Poco importa che la suddetta di sigla raggruppi solo una parte dei giornalisti dipendenti Rai. Anche stavolta il sindacato di sensibilità progressista cercherà di fare la voce grossa e tornerà sulle barricate in nome delle proprie istanze. L'astensione al lavoro indetta con motivazioni politiche durerà per un'intera giornata. Dalle 5.30 di lunedì 6 maggio alle 5.30 di martedì 7, si legge in una nota del sindacato. Sarà dunque a rischio la maggior parte delle edizioni dei principali notiziari Rai nazionali e regionali, che potrebbero pertanto andare in onda in forma ridotta.

"Nel rispetto delle regole fissate dalla Commissione di garanzia dell'attuazione della legge sullo sciopero nei servizi pubblici essenziali, non potranno aderire i giornalisti del Giornale Radio Rai che già saranno impegnati in uno sciopero sabato 27 aprile contro l'ipotesi di accorpamento del Gr Sport con Rai Sport e di Gr Parlamento con Rai Parlamento che svuoterebbe Radio1 della sua vocazione all news senza alcun vantaggio per la testata e l'azienda", ha specificato in un comunicato l'Usigrai. Nei giorni precedenti verranno all'astensione dal lavoro saranno inoltre messe in atto una serie di iniziative sindacali, come da mandato dell'assemblea dei cdr, dello scorso 17 aprile.

E meno male che, secondo le accuse di certa sinistra, la Rai sarebbe diventata "tele-Meloni". Da giorni, le uniche voci che si odono attorno al servizio pubblico sono diversamente quelle di chi contesta il governo, arrivando addirittura a insinuare accuse di presunte censure. Già domenica scorsa, sull'onda del cosiddetto caso Scurati, l'Usigrai aveva ottenuto la lettura di un comunicato anti-governo nelle principali edizioni dei tg. "Siamo di fronte a un sistema pervasivo di controllo che viola i principi del lavoro giornalistico", aveva lamentato. E ora le motivazioni addotte per lo sciopero del 6 maggio appaiono altrettanto combattivi.

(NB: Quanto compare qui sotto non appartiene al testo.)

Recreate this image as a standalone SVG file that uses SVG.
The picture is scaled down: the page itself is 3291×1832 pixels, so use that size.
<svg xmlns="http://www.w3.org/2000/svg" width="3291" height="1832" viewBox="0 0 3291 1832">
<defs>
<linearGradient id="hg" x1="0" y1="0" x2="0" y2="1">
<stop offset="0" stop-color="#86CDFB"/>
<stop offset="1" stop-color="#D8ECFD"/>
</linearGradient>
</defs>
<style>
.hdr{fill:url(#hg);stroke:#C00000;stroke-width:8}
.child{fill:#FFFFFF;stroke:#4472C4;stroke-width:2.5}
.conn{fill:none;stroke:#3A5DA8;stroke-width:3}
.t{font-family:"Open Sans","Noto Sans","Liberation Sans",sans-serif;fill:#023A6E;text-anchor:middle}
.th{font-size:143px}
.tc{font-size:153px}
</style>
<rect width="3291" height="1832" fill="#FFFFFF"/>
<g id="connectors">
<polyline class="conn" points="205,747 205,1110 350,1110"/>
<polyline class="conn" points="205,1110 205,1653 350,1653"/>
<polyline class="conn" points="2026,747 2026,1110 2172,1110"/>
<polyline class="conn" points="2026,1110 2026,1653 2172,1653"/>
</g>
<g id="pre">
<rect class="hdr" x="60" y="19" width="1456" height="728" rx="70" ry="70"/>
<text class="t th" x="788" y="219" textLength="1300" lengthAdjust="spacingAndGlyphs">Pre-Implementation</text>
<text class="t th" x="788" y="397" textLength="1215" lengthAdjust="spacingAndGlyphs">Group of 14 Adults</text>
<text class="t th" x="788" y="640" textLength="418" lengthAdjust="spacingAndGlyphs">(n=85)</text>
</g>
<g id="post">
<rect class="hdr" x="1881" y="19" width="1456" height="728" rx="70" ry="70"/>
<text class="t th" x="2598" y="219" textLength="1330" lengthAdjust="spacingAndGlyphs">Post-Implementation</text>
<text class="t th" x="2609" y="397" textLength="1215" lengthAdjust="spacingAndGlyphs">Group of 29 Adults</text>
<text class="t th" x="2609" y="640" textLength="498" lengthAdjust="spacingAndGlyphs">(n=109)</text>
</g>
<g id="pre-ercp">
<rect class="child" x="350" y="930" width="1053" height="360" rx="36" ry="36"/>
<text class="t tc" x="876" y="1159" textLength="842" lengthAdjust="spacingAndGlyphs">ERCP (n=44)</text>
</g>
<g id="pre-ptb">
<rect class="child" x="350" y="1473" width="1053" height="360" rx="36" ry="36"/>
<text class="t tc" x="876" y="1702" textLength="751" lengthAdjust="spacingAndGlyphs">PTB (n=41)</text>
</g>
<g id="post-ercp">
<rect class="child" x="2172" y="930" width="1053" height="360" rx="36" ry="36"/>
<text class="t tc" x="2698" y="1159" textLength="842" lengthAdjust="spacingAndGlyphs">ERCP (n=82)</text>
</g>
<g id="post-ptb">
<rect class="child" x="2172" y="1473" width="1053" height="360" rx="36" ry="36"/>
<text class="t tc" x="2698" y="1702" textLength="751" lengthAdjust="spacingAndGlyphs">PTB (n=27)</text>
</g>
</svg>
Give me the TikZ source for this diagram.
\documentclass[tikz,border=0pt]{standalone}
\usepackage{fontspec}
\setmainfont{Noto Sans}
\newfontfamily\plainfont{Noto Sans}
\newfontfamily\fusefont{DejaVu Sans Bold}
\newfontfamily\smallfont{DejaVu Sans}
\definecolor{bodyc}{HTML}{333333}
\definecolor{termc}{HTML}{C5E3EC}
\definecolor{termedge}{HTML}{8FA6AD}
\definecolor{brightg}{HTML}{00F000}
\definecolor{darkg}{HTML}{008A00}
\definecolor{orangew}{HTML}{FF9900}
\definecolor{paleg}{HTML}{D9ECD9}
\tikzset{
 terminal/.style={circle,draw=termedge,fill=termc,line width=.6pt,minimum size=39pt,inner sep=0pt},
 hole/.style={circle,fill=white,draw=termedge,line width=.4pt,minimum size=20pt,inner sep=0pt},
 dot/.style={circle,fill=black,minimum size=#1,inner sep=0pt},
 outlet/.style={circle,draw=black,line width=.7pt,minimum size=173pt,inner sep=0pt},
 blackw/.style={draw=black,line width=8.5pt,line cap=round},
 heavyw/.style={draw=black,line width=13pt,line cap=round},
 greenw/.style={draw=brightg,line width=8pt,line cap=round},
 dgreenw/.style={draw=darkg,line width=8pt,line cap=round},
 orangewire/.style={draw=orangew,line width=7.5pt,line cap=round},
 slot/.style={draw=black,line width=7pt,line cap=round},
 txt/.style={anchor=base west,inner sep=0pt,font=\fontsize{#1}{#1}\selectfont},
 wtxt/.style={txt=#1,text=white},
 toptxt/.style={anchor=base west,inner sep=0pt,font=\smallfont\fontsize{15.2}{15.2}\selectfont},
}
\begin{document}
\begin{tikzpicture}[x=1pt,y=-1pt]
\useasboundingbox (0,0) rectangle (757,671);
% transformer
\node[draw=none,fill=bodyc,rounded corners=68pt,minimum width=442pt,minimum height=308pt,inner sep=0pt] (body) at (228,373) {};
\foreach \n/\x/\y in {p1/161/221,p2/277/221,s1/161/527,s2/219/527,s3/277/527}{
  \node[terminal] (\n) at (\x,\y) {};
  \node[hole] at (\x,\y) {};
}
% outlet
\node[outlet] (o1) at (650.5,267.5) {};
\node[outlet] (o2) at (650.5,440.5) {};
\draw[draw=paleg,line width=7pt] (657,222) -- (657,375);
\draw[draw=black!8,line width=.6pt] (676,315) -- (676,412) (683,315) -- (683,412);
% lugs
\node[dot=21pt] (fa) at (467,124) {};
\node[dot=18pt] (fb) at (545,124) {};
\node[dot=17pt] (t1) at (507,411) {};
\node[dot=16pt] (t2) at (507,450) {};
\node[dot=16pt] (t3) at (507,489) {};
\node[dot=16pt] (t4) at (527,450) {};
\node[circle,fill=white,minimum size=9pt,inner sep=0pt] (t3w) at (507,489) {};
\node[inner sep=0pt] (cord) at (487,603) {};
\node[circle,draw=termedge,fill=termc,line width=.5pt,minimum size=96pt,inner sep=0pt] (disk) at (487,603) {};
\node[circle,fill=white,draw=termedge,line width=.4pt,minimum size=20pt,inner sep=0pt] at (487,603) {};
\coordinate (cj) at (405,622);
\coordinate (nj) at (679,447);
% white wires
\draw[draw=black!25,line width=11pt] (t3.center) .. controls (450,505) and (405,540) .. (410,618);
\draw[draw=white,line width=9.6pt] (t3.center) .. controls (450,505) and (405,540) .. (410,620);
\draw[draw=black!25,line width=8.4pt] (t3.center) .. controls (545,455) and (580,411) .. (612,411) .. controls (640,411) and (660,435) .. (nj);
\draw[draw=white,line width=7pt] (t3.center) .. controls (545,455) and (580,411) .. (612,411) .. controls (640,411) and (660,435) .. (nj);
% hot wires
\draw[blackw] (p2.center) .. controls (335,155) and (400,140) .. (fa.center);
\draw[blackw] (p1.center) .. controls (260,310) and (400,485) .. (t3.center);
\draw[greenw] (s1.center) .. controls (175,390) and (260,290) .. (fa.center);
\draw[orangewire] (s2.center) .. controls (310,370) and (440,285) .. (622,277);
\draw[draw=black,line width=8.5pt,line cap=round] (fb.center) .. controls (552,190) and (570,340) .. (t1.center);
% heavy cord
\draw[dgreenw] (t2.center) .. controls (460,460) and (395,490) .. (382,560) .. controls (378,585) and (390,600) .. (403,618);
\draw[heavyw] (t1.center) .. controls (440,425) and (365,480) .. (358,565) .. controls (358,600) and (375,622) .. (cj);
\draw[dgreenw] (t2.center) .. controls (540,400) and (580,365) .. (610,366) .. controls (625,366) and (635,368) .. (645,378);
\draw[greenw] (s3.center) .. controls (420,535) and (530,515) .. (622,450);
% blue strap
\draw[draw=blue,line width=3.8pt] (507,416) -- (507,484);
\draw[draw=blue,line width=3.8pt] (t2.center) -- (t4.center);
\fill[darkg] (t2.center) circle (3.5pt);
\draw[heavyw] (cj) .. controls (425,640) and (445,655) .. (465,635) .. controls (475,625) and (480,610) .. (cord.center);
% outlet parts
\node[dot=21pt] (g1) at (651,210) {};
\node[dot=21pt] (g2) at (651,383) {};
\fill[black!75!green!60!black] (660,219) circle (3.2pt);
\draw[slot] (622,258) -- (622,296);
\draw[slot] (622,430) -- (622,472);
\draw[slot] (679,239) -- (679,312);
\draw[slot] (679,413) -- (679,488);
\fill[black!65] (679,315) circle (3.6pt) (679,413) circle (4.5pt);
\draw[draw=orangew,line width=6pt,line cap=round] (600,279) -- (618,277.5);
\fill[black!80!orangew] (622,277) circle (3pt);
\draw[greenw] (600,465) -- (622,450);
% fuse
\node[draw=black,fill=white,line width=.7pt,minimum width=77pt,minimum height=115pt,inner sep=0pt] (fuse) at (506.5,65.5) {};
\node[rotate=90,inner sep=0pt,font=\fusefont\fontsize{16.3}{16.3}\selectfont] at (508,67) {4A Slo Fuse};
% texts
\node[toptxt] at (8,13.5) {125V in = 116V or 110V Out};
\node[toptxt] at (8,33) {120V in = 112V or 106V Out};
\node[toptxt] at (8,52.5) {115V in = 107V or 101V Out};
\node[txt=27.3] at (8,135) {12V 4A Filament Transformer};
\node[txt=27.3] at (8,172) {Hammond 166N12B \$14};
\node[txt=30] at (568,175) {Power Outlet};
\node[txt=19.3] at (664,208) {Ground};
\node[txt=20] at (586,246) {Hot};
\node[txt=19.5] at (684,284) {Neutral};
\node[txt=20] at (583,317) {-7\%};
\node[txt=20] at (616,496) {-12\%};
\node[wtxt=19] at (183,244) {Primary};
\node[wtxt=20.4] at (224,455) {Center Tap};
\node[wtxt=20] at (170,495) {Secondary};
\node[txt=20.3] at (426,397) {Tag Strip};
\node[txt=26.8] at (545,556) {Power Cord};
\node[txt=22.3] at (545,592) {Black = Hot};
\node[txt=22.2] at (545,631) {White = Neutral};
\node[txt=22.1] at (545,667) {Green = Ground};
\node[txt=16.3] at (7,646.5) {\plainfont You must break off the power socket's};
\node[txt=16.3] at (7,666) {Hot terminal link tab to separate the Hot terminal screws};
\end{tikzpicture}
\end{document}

Secondo quanto riferito, i motivi della protesta sono: "Il controllo asfissiante sul lavoro giornalistico, con il tentativo di ridurre la Rai a megafono del governo, l'assenza dal piano industriale di un progetto per l'informazione della Rai, le carenze di organico in tutte le redazioni, il no dell'azienda ad una selezione pubblica per giornalisti, la mancata sostituzione delle maternità, la disdetta dell'accordo sul premio di risultato, senza una reale disponibilità alla trattativa, la mancata stabilizzazione dei colleghi precari". Intanto, a ribellarsi alla mobilitazione è il sindacato indipendente UniRai, che in tempi non sospetti aveva accusato i colleghi di area progressista di difendere vecchi assetti con motivazioni spesso faziose.

"Di asfissiante c’è chi non si rassegna al pluralismo in Rai e insieme a qualche partito soffre la fine del monopolio.

Unirai conferma di non aderire allo sciopero politico", ha fatto sapere il sindacato autonomo guidato dal segretario Francesco Palese.